Rhett May owes his rare musical sound and style to the unique environment that he grew up in. Born in 1950, in Calcutta, India, and living in an orphanage at age 7, he was immediately immersed in a magical, musical melting pot. Carnatic and Hindustani music and instruments such as the Sitar and Tabla were always providing melody and percussion against a daily backdrop of lifting and soaring voices of Ragas. Ragas especially played a vital part of Rhett’s musical experience with their series of five or more musical notes forming melody. However, this environment of classical Indian music wasn’t the only sounds floating about Calcutta in the 50s and 60s and by the time he begun boarding school in the Himalayan foothills, western music had begun its invasion.
May’s commercially successful band, The Flint Stones, was one of India’s most successful pop groups back in the day and attracted the attention of George Harrison and Apple Records, who invited them to the UK to double bill with legendary jazz guitarist, Charlie Bird.
It was during this fervent period that May and his band performed a private concert for the Queen of Bhutan and her family.
Fast track to present day and May still has his finger on the pulse writing topical subjects with hard-core lyrics. Take his song, The Violence of Ice, for example. May wholeheartedly tackles the issue of the ice epidemic head on and makes certain his music video leaves you questioning your stance on drugs. Revealing intimately the dangers that come with the consumption and abuse of Ice and how it wrecks families, relationships and ultimately pulls apart the seams of a stable society.

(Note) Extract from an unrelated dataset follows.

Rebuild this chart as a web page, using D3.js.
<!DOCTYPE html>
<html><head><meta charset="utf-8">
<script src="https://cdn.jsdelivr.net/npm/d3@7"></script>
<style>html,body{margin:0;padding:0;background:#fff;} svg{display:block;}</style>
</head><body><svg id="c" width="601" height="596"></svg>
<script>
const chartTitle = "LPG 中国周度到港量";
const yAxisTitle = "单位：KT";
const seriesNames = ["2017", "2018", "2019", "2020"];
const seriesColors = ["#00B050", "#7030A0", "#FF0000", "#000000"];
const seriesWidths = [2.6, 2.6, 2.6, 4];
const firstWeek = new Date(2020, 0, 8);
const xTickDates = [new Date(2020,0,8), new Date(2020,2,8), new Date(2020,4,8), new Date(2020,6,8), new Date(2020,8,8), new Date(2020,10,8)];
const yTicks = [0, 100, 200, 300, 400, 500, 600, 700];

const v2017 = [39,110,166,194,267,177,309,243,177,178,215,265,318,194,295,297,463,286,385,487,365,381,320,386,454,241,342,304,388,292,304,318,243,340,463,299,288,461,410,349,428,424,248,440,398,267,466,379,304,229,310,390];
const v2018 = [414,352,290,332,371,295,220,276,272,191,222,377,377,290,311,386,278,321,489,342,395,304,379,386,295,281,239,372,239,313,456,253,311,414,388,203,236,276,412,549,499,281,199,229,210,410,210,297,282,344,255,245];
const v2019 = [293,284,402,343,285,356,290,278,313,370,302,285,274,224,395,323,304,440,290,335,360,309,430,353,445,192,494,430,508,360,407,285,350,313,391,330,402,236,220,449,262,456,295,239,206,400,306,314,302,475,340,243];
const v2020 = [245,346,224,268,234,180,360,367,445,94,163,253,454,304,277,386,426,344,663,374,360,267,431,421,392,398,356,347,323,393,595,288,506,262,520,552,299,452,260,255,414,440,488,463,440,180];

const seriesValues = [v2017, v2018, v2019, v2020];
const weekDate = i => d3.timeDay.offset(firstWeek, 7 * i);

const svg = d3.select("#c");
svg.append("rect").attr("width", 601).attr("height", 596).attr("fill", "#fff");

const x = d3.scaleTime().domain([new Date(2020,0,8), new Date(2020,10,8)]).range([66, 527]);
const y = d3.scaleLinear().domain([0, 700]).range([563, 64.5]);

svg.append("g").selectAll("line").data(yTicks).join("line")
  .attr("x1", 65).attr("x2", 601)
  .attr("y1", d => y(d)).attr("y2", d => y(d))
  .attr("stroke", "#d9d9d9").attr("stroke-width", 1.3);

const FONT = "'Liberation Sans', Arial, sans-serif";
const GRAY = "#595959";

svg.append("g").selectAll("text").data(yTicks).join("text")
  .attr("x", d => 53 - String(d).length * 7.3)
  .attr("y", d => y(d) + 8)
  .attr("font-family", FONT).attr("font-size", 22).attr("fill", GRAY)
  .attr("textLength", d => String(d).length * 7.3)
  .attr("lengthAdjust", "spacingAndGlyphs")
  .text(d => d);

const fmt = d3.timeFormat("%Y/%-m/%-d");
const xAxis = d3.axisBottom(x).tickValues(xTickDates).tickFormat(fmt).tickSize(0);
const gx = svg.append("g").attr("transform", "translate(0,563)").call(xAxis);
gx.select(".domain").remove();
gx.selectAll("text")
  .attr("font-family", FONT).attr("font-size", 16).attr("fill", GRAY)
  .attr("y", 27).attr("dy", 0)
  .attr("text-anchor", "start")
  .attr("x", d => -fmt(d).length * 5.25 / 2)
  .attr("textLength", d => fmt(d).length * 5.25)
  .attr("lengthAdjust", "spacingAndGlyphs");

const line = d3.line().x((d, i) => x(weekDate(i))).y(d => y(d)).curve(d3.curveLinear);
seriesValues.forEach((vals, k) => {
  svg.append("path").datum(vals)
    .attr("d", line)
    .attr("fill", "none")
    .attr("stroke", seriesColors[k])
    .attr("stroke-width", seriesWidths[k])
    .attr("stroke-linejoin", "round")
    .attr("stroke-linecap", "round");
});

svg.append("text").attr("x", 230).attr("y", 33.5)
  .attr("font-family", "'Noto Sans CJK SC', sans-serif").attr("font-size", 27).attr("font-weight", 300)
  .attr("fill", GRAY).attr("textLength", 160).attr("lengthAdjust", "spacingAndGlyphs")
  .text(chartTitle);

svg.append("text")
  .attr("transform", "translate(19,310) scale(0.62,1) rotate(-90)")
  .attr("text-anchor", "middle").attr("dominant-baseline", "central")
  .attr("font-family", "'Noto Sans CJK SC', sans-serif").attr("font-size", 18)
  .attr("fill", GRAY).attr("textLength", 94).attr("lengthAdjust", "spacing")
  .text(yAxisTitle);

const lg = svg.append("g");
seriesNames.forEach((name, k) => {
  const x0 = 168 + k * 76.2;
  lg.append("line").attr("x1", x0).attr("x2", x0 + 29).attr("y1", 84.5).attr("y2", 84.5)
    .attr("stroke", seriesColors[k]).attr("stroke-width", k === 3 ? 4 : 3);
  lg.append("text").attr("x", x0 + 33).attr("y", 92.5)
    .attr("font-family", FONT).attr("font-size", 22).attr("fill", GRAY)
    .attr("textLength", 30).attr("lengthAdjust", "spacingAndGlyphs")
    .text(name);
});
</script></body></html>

May’s quirky Indian roots blends rock & roll fever. Whether you like guitars or sitars, John Lennon or Ravi Shankar—in the words of Billy Joel “It’s still rock and roll to me.” And May does a beautiful job of blending the two worlds together on his latest album Fast Cars And Sitars.
As one scribe puts it…”It’s hypnotic…it’s infectious…rock/pop songs with an edge that go round and round inside your head….very Haight Ashbury”….
Rhett May is a voice of experience in a rock world that has become increasingly shallow. He’s toured the world, opened for bands like Queen and Ray Charles, seen the music industry from the inside, and watched the dark side of the business consume those around him.
Throughout those experiences, Rhett May continually turned away the excesses of the industry, choosing instead to write his own story as opposed to those who fell into the clutches of addiction.
Rhett’s new album, Fast Cars and Sitars, takes you to another level of his passion and creativity. His guitar songs are infused with the sounds of the Indian street, giving his music a different flavour to the majority of current, cookie-cutter rock music.
By blending classic sensibilities with a twist of Indian culture, he has created a string of upcoming singles, the first of which is The Violence of Ice, followed by Rich Bitch, Drifting Dreaming, So Delicious, followed by his controversial new song, Keep off the Grass to produce classic rock at its best.
It’s rare to have a rock singer with such a strong stance on drug use, and this is exactly the point May aims to make; that change is a necessity.